Adorazione è un abilissimo romanzo corale: ciò che mi ha conquistata dell’esordio di Alice Urciuolo è la fluidità con cui la voce narrante si concentra di volta in volta su un personaggio diverso; non si tratta di semplice polifonia ma di saper rendere tridimensionali i personaggi mettendo in luce le loro ambiguità con dettagli talvolta teneri, talvolta detestabili: i protagonisti di Urciuolo sono deboli, frizzanti, persi, ingenui fino alla cattiveria, egoisti e innamorati.

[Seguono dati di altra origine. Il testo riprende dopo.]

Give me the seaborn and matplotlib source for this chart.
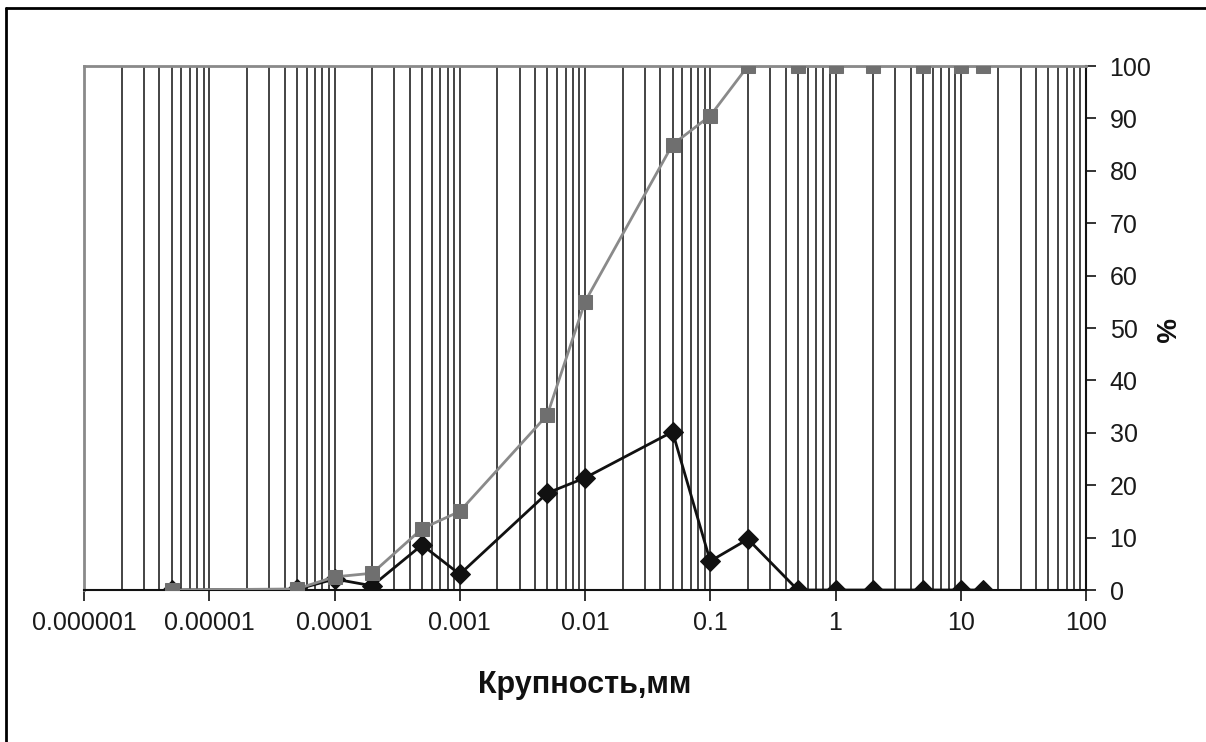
import numpy as np
import pandas as pd
import matplotlib.pyplot as plt
import matplotlib.ticker as mticker
from matplotlib.lines import Line2D
import seaborn as sns

# particle size, mm
size_mm = [0.000005, 0.00005, 0.0001, 0.0002, 0.0005, 0.001, 0.005, 0.01,
           0.05, 0.1, 0.2, 0.5, 1, 2, 5, 10, 15]
# cumulative content, %
cumulative = [0, 0.2, 2.5, 3.2, 11.7, 15, 33.4, 55, 85, 90.5, 100, 100, 100,
              100, 100, 100, 100]
# content of fraction, %
fraction = [0, 0.1, 2.1, 0.8, 8.6, 3.0, 18.5, 21.4, 30.2, 5.5, 9.7, 0, 0, 0,
            0, 0, 0]

x_ticks = [1e-6, 1e-5, 1e-4, 1e-3, 1e-2, 1e-1, 1, 10, 100]
x_tick_labels = ['0.000001', '0.00001', '0.0001', '0.001', '0.01', '0.1',
                 '1', '10', '100']
y_ticks = list(range(0, 101, 10))

df = pd.DataFrame({'size': size_mm, 'cum': cumulative, 'frac': fraction})

sns.set_style('white')
plt.rcParams['font.family'] = ['Liberation Sans', 'DejaVu Sans']

fig = plt.figure(figsize=(12.06, 7.42), dpi=100)
ax = fig.add_axes([84 / 1206, 1 - 590 / 742, (1086 - 84) / 1206, (590 - 66) / 742])

sns.lineplot(data=df, x='size', y='frac', ax=ax, color='#111111', lw=2,
             marker='D', markersize=10, markeredgecolor='#111111', zorder=3)
sns.lineplot(data=df, x='size', y='cum', ax=ax, color='#8a8a8a', lw=2,
             marker='s', markersize=9.5, markerfacecolor='#6f6f6f',
             markeredgecolor='#6f6f6f', zorder=4)

ax.set_xscale('log')
ax.set_xlim(1e-6, 100)
ax.set_ylim(0, 100)

ax.xaxis.set_major_locator(mticker.FixedLocator(x_ticks))
ax.xaxis.set_major_formatter(mticker.FixedFormatter(x_tick_labels))
ax.xaxis.set_minor_locator(mticker.LogLocator(base=10, subs=np.arange(2, 10)))
ax.xaxis.set_minor_formatter(mticker.NullFormatter())
ax.grid(which='both', axis='x', color='#111111', lw=1.1)
ax.grid(which='both', axis='y', visible=False)

ax.yaxis.tick_right()
ax.set_yticks(y_ticks)
ax.tick_params(axis='x', which='major', direction='out', length=8, width=1.2,
               color='#111111', labelsize=18, pad=7, bottom=True,
               labelcolor='#1a1a1a')
ax.tick_params(axis='x', which='minor', length=0)
ax.tick_params(axis='y', which='major', direction='out', length=7, width=1.2,
               color='#111111', labelsize=18, pad=10, right=True, left=False,
               labelcolor='#1a1a1a')

for side in ['left', 'top']:
    ax.spines[side].set_color('#8a8a8a')
    ax.spines[side].set_linewidth(2)
for side in ['bottom', 'right']:
    ax.spines[side].set_color('#111111')
    ax.spines[side].set_linewidth(1.5)

ax.set_xlabel('Крупность,мм', fontsize=22, fontweight='bold', labelpad=25,
              color='#111111')
ax.set_ylabel('')
fig.text(1162 / 1206, 1 - 330 / 742, '%', rotation=270, fontsize=20,
         fontweight='bold', ha='center', va='center', color='#111111')

# outer frame: left and top edges only
fig.add_artist(Line2D([6 / 1206, 6 / 1206], [0, 1 - 8 / 742],
                      transform=fig.transFigure, color='black', lw=2))
fig.add_artist(Line2D([6 / 1206, 1], [1 - 8 / 742, 1 - 8 / 742],
                      transform=fig.transFigure, color='black', lw=2))

fig.savefig('out.png', dpi=100)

La scrittura è sincera, senza aspettative di creare buoni e cattivi. Non c’è spazio per la banalità della dicotomia. Il capolavoro di questo processo è Vanessa: presentata come eterea, inarrivabile, capricciosa e fortunata: si disconosce lei stessa, si modifica, cresce sotto lo sguardo del lettore, perdendosi salvo arrendersi all’incertezza per sbocciare in forma nuova. In ultimo, il ricordo silenzioso dell’indicibile – letteralmente – violenza di cui sono stati testimoni indiretti l’anno prima si scontra con le convinzioni, i sogni e la quotidianità dei ragazzi, che cercano di capirci qualcosa in più (dell’accaduto e di loro stessi), a un anno di distanza.

Adolescenza e violenza, dunque. Spesso la prima è sinonimo di curiosità, espediente per il viaggio, la scoperta, la rinascita; ma quando fa da specchio alla seconda, allora questi due temi fusi insieme mi restituiscono l’immagine dei vasi ricolmi di steli e colori: recidere un fiore è un atto deturpante, ma il risultato emoziona. Chissà perché.